SHORT PROBLEM — Copy out the listing that follows exactly, dropping every picture.

(begin)

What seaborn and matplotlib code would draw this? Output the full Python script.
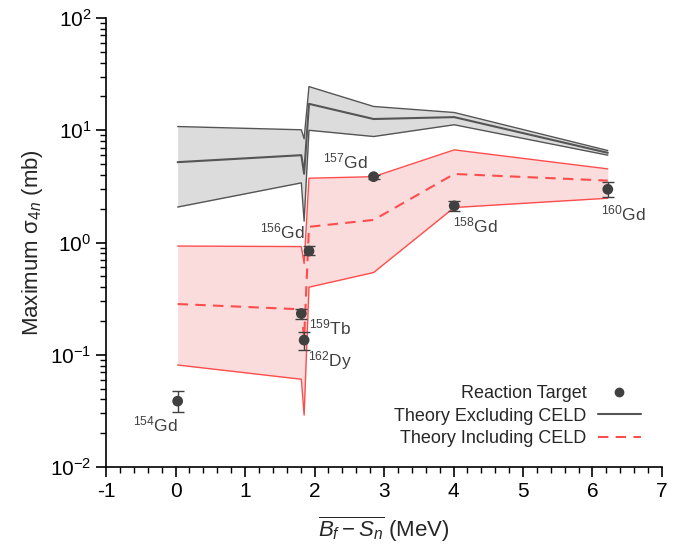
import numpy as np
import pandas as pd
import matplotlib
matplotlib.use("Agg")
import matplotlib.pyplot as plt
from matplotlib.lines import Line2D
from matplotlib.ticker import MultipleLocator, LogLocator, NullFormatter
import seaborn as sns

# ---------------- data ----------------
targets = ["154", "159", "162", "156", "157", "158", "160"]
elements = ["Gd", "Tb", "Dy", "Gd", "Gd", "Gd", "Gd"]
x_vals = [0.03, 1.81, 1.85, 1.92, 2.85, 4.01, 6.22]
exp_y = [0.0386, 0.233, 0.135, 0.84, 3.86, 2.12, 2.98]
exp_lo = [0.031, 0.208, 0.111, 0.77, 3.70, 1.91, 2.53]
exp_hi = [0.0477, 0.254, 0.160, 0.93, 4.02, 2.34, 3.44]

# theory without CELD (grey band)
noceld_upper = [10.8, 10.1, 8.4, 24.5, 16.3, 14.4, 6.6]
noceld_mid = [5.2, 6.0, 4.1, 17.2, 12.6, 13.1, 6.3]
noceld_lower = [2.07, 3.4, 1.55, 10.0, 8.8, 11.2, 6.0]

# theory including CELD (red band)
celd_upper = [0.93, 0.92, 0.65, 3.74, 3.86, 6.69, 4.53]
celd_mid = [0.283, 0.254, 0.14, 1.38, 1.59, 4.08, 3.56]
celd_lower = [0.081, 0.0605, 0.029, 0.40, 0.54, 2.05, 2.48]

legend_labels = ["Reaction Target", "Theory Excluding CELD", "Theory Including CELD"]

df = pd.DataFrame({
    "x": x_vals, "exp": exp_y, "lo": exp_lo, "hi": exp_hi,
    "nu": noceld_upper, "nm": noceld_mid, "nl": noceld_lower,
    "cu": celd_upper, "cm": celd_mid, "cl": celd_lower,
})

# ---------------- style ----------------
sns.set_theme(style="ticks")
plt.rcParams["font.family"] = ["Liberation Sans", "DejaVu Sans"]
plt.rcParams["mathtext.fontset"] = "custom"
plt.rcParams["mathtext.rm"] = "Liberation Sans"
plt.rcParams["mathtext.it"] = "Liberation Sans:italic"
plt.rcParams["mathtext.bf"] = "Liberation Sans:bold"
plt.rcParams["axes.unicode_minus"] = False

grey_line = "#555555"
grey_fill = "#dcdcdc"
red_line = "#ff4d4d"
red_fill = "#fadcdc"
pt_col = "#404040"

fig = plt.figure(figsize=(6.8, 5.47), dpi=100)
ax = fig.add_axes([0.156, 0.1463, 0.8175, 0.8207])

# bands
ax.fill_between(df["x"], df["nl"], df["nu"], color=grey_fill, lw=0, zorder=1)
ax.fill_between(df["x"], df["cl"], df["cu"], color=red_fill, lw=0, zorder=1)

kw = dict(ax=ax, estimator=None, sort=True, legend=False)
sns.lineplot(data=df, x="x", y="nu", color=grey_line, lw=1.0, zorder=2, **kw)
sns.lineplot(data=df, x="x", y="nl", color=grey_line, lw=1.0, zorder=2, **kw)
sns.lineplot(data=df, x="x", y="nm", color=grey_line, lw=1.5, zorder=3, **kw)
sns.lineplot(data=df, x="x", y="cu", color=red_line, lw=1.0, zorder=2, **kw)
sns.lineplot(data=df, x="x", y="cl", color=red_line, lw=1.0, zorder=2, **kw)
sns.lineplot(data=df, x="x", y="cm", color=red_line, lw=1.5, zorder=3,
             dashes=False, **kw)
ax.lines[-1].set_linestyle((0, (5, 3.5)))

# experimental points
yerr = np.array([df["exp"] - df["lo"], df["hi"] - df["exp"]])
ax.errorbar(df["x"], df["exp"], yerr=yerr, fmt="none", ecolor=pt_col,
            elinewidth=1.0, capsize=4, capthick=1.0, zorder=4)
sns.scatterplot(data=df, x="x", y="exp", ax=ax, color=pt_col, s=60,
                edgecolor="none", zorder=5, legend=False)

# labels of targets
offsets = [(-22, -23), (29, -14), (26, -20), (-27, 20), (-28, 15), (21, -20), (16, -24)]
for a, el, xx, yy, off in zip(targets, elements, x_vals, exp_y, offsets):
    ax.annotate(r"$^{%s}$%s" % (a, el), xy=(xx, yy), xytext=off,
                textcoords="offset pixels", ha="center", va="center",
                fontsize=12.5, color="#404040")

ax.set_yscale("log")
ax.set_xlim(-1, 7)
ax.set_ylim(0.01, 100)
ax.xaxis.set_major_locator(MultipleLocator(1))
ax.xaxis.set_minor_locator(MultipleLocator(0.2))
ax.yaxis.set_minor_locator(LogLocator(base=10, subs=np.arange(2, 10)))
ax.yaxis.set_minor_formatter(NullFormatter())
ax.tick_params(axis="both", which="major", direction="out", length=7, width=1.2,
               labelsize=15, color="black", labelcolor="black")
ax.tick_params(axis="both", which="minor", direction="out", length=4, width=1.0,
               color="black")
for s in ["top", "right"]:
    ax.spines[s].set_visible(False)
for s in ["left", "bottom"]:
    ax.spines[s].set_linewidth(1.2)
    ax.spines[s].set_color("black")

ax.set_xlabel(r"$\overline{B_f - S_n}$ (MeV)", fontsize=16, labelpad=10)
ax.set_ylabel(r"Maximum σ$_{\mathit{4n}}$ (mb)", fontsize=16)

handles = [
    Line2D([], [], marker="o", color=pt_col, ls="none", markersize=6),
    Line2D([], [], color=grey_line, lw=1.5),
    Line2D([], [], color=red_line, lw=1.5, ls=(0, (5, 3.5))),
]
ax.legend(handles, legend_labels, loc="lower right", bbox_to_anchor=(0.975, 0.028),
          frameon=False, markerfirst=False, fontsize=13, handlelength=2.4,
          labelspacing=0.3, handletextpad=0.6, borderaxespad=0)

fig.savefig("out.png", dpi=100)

(end)

EXERCISE RESPONSE —
What seaborn and matplotlib code would draw this? Output the full Python script.
import numpy as np
import pandas as pd
import matplotlib
matplotlib.use("Agg")
import matplotlib.pyplot as plt
from matplotlib.lines import Line2D
from matplotlib.ticker import MultipleLocator, LogLocator, NullFormatter
import seaborn as sns

# ---------------- data ----------------
targets = ["154", "159", "162", "156", "157", "158", "160"]
elements = ["Gd", "Tb", "Dy", "Gd", "Gd", "Gd", "Gd"]
x_vals = [0.03, 1.81, 1.85, 1.92, 2.85, 4.01, 6.22]
exp_y = [0.0386, 0.233, 0.135, 0.84, 3.86, 2.12, 2.98]
exp_lo = [0.031, 0.208, 0.111, 0.77, 3.70, 1.91, 2.53]
exp_hi = [0.0477, 0.254, 0.160, 0.93, 4.02, 2.34, 3.44]

# theory without CELD (grey band)
noceld_upper = [10.8, 10.1, 8.4, 24.5, 16.3, 14.4, 6.6]
noceld_mid = [5.2, 6.0, 4.1, 17.2, 12.6, 13.1, 6.3]
noceld_lower = [2.07, 3.4, 1.55, 10.0, 8.8, 11.2, 6.0]

# theory including CELD (red band)
celd_upper = [0.93, 0.92, 0.65, 3.74, 3.86, 6.69, 4.53]
celd_mid = [0.283, 0.254, 0.14, 1.38, 1.59, 4.08, 3.56]
celd_lower = [0.081, 0.0605, 0.029, 0.40, 0.54, 2.05, 2.48]

legend_labels = ["Reaction Target", "Theory Excluding CELD", "Theory Including CELD"]

df = pd.DataFrame({
    "x": x_vals, "exp": exp_y, "lo": exp_lo, "hi": exp_hi,
    "nu": noceld_upper, "nm": noceld_mid, "nl": noceld_lower,
    "cu": celd_upper, "cm": celd_mid, "cl": celd_lower,
})

# ---------------- style ----------------
sns.set_theme(style="ticks")
plt.rcParams["font.family"] = ["Liberation Sans", "DejaVu Sans"]
plt.rcParams["mathtext.fontset"] = "custom"
plt.rcParams["mathtext.rm"] = "Liberation Sans"
plt.rcParams["mathtext.it"] = "Liberation Sans:italic"
plt.rcParams["mathtext.bf"] = "Liberation Sans:bold"
plt.rcParams["axes.unicode_minus"] = False

grey_line = "#555555"
grey_fill = "#dcdcdc"
red_line = "#ff4d4d"
red_fill = "#fadcdc"
pt_col = "#404040"

fig = plt.figure(figsize=(6.8, 5.47), dpi=100)
ax = fig.add_axes([0.156, 0.1463, 0.8175, 0.8207])

# bands
ax.fill_between(df["x"], df["nl"], df["nu"], color=grey_fill, lw=0, zorder=1)
ax.fill_between(df["x"], df["cl"], df["cu"], color=red_fill, lw=0, zorder=1)

kw = dict(ax=ax, estimator=None, sort=True, legend=False)
sns.lineplot(data=df, x="x", y="nu", color=grey_line, lw=1.0, zorder=2, **kw)
sns.lineplot(data=df, x="x", y="nl", color=grey_line, lw=1.0, zorder=2, **kw)
sns.lineplot(data=df, x="x", y="nm", color=grey_line, lw=1.5, zorder=3, **kw)
sns.lineplot(data=df, x="x", y="cu", color=red_line, lw=1.0, zorder=2, **kw)
sns.lineplot(data=df, x="x", y="cl", color=red_line, lw=1.0, zorder=2, **kw)
sns.lineplot(data=df, x="x", y="cm", color=red_line, lw=1.5, zorder=3,
             dashes=False, **kw)
ax.lines[-1].set_linestyle((0, (5, 3.5)))

# experimental points
yerr = np.array([df["exp"] - df["lo"], df["hi"] - df["exp"]])
ax.errorbar(df["x"], df["exp"], yerr=yerr, fmt="none", ecolor=pt_col,
            elinewidth=1.0, capsize=4, capthick=1.0, zorder=4)
sns.scatterplot(data=df, x="x", y="exp", ax=ax, color=pt_col, s=60,
                edgecolor="none", zorder=5, legend=False)

# labels of targets
offsets = [(-22, -23), (29, -14), (26, -20), (-27, 20), (-28, 15), (21, -20), (16, -24)]
for a, el, xx, yy, off in zip(targets, elements, x_vals, exp_y, offsets):
    ax.annotate(r"$^{%s}$%s" % (a, el), xy=(xx, yy), xytext=off,
                textcoords="offset pixels", ha="center", va="center",
                fontsize=12.5, color="#404040")

ax.set_yscale("log")
ax.set_xlim(-1, 7)
ax.set_ylim(0.01, 100)
ax.xaxis.set_major_locator(MultipleLocator(1))
ax.xaxis.set_minor_locator(MultipleLocator(0.2))
ax.yaxis.set_minor_locator(LogLocator(base=10, subs=np.arange(2, 10)))
ax.yaxis.set_minor_formatter(NullFormatter())
ax.tick_params(axis="both", which="major", direction="out", length=7, width=1.2,
               labelsize=15, color="black", labelcolor="black")
ax.tick_params(axis="both", which="minor", direction="out", length=4, width=1.0,
               color="black")
for s in ["top", "right"]:
    ax.spines[s].set_visible(False)
for s in ["left", "bottom"]:
    ax.spines[s].set_linewidth(1.2)
    ax.spines[s].set_color("black")

ax.set_xlabel(r"$\overline{B_f - S_n}$ (MeV)", fontsize=16, labelpad=10)
ax.set_ylabel(r"Maximum σ$_{\mathit{4n}}$ (mb)", fontsize=16)

handles = [
    Line2D([], [], marker="o", color=pt_col, ls="none", markersize=6),
    Line2D([], [], color=grey_line, lw=1.5),
    Line2D([], [], color=red_line, lw=1.5, ls=(0, (5, 3.5))),
]
ax.legend(handles, legend_labels, loc="lower right", bbox_to_anchor=(0.975, 0.028),
          frameon=False, markerfirst=False, fontsize=13, handlelength=2.4,
          labelspacing=0.3, handletextpad=0.6, borderaxespad=0)

fig.savefig("out.png", dpi=100)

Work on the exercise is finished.